■ What to do
Repeat exactly the lines running from the first line of the data to the line containing "const rowCount = 41;", both ends included, and nothing else; drop the pictures.

### Source excerpt

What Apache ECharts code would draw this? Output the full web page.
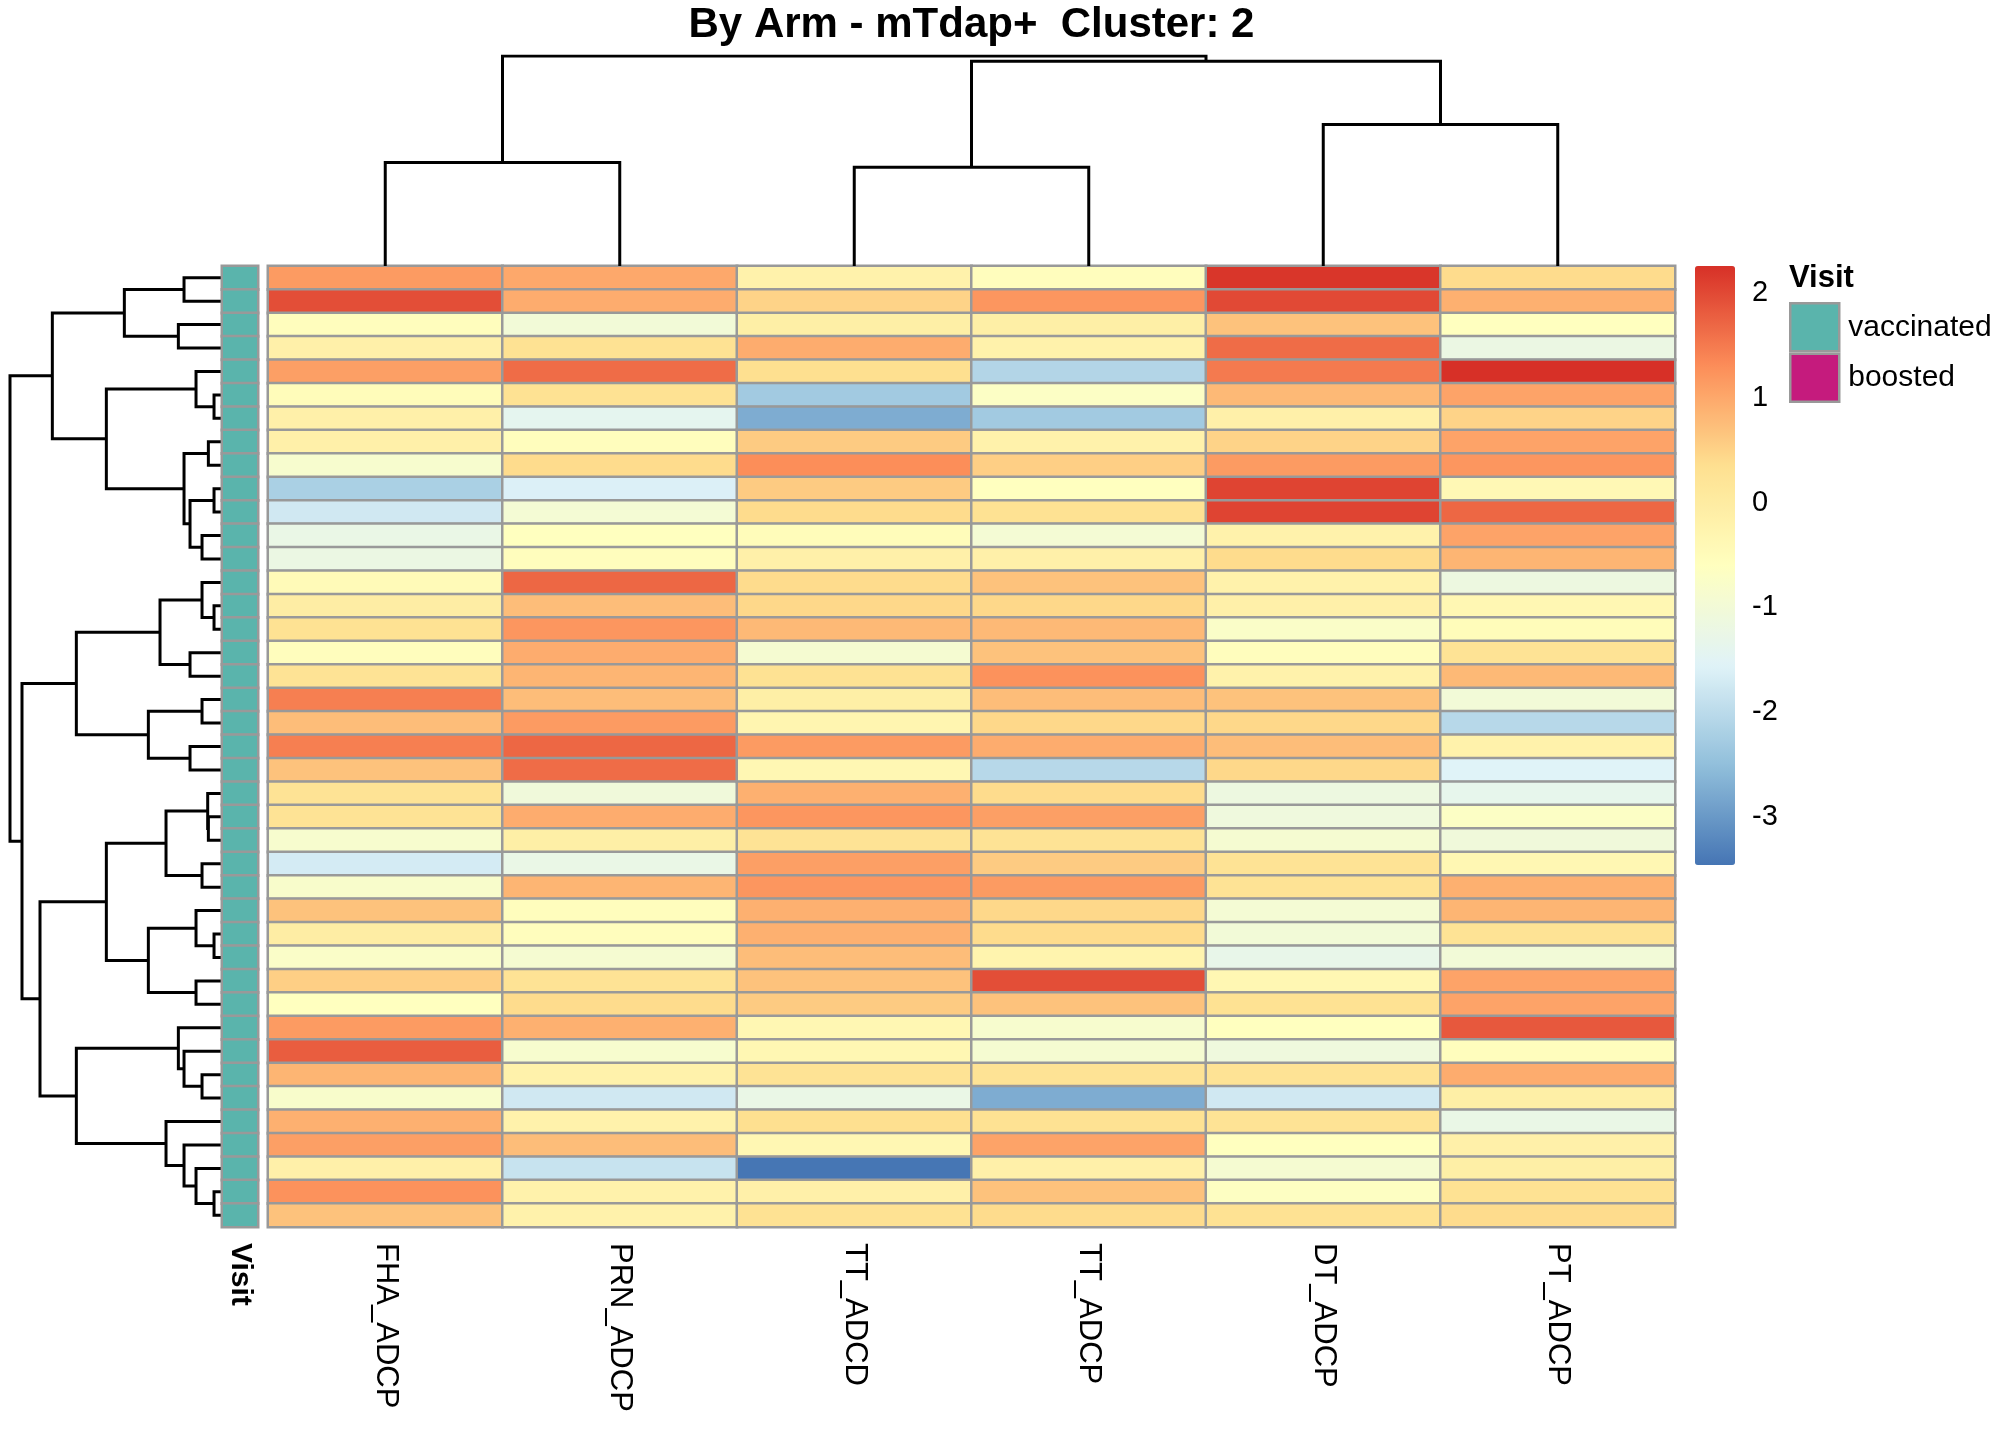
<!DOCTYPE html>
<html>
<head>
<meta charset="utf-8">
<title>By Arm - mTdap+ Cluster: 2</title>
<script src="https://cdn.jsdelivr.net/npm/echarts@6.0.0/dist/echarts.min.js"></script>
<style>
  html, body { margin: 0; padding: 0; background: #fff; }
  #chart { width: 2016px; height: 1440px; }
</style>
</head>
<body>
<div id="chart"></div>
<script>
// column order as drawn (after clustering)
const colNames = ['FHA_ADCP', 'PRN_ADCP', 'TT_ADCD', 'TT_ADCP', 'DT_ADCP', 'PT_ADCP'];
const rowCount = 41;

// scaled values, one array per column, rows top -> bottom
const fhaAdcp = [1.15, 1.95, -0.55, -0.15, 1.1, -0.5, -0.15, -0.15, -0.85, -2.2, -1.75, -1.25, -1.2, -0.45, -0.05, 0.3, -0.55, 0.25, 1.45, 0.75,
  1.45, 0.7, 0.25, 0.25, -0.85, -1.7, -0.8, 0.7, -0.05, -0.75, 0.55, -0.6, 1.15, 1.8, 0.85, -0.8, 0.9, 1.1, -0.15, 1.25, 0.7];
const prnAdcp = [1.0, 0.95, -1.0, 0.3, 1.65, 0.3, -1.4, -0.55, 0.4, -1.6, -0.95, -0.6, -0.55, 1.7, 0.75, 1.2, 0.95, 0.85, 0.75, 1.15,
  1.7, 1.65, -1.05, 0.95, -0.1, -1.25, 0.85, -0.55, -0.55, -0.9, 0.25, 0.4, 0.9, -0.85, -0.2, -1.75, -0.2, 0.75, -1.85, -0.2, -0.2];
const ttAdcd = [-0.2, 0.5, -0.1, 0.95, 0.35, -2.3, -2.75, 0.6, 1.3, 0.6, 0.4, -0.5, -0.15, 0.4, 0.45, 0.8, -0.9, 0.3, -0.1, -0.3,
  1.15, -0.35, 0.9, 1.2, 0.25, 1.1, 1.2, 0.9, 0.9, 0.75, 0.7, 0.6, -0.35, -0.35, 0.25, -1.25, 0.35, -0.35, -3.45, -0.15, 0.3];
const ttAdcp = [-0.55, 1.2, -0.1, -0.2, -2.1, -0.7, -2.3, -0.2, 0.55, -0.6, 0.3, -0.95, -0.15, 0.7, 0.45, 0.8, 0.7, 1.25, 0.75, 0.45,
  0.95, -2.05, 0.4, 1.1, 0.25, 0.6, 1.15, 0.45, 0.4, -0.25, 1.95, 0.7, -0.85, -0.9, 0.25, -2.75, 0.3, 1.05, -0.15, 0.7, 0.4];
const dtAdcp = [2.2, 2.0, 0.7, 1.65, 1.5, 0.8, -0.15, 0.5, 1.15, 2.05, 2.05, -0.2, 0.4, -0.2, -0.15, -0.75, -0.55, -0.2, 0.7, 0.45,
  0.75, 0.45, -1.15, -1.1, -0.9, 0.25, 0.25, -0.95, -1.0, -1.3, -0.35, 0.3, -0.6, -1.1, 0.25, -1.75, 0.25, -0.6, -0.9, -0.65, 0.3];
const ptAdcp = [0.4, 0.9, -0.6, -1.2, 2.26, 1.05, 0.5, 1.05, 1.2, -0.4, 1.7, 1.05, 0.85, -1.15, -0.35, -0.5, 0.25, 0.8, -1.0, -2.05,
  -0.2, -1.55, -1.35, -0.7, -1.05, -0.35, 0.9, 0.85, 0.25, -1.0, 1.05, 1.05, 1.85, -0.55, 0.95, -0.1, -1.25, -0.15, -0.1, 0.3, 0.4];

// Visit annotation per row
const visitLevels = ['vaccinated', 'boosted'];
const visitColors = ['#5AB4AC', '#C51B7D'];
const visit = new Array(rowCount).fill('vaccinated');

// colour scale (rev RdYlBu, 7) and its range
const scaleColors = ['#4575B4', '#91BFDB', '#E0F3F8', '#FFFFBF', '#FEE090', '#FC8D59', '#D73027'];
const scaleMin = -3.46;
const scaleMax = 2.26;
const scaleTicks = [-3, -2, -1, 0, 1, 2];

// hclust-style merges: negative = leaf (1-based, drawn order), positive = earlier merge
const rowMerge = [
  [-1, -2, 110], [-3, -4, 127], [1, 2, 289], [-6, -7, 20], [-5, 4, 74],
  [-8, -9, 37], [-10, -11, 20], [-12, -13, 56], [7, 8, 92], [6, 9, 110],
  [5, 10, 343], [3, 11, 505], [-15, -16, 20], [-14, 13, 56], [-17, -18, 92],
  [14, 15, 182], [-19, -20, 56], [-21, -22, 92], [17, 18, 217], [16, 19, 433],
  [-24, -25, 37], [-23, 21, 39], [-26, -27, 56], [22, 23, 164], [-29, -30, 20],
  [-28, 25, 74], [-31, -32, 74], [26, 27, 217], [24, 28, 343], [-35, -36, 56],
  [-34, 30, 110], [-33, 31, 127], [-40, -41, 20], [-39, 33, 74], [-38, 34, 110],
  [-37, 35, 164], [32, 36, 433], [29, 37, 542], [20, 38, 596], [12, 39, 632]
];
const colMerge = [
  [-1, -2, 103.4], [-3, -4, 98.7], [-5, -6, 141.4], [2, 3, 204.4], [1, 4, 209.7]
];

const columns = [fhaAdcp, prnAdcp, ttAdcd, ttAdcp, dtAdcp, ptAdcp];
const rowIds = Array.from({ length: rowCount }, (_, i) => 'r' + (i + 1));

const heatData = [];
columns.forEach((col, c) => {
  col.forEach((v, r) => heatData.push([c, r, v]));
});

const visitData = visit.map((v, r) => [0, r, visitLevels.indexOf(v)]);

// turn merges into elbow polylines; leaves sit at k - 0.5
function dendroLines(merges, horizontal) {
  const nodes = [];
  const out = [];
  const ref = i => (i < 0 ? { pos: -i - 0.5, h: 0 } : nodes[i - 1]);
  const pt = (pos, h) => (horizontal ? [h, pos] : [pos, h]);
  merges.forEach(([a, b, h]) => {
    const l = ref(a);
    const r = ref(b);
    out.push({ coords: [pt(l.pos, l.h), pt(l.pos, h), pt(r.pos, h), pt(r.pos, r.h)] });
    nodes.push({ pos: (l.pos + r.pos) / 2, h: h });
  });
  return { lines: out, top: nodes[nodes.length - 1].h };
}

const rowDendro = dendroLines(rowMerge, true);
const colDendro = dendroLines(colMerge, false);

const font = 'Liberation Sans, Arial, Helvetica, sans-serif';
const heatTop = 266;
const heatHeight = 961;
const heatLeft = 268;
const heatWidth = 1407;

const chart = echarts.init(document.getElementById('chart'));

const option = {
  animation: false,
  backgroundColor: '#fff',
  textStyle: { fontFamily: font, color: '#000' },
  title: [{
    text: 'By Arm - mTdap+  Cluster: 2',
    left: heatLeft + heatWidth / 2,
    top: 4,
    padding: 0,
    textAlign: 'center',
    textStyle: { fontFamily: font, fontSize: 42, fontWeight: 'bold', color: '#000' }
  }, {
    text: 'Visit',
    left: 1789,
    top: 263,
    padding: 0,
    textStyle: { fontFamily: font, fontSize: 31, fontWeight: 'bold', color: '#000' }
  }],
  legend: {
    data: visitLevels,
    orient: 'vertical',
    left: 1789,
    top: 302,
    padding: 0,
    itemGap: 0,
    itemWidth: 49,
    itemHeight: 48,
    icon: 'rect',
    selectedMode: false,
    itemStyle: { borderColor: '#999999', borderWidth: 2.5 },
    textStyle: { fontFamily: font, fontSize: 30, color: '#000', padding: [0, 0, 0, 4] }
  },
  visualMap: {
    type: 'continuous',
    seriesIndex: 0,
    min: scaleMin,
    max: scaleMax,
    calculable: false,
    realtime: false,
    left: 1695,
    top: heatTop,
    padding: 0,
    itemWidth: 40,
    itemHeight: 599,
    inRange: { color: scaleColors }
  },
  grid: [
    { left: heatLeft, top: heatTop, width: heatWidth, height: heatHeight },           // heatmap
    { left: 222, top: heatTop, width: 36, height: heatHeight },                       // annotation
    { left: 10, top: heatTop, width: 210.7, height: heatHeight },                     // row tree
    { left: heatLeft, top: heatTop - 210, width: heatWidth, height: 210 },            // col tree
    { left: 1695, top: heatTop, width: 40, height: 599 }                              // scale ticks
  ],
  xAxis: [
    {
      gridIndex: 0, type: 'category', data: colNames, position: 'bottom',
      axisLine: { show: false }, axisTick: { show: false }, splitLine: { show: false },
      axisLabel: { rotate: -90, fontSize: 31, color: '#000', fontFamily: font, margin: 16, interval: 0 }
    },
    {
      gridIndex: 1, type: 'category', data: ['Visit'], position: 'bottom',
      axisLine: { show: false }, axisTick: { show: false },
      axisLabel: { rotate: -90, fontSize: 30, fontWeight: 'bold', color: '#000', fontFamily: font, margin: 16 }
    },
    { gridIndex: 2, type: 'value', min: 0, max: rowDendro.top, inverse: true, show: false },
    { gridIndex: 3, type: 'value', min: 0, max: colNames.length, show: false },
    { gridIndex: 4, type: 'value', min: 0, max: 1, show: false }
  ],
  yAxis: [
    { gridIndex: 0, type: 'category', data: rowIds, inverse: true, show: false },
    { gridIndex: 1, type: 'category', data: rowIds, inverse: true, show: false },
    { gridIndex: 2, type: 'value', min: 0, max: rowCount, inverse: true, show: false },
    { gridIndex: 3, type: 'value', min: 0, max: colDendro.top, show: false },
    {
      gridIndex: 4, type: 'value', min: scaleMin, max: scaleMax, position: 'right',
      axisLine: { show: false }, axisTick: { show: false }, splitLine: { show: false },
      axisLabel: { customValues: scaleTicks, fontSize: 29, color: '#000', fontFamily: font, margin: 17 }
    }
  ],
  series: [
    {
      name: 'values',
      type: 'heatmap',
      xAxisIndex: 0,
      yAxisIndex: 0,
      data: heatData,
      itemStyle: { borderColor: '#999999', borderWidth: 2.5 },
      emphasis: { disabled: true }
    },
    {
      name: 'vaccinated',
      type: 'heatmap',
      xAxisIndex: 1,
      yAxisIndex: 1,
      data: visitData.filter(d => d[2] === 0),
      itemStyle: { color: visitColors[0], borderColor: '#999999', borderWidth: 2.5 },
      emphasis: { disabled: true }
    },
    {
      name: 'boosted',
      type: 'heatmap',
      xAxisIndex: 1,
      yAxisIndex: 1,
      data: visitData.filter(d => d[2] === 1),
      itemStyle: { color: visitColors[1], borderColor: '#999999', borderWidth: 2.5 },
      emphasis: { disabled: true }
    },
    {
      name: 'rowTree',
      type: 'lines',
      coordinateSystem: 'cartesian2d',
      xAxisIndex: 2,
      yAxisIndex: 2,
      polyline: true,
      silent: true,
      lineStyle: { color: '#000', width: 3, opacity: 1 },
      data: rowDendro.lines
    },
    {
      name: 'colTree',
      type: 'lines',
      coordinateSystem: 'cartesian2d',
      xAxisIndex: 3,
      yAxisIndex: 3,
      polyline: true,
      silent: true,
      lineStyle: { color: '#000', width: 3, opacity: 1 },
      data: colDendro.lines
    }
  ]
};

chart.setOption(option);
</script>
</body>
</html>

######

■ Solved exercise
What Apache ECharts code would draw this? Output the full web page.
<!DOCTYPE html>
<html>
<head>
<meta charset="utf-8">
<title>By Arm - mTdap+ Cluster: 2</title>
<script src="https://cdn.jsdelivr.net/npm/echarts@6.0.0/dist/echarts.min.js"></script>
<style>
  html, body { margin: 0; padding: 0; background: #fff; }
  #chart { width: 2016px; height: 1440px; }
</style>
</head>
<body>
<div id="chart"></div>
<script>
// column order as drawn (after clustering)
const colNames = ['FHA_ADCP', 'PRN_ADCP', 'TT_ADCD', 'TT_ADCP', 'DT_ADCP', 'PT_ADCP'];
const rowCount = 41;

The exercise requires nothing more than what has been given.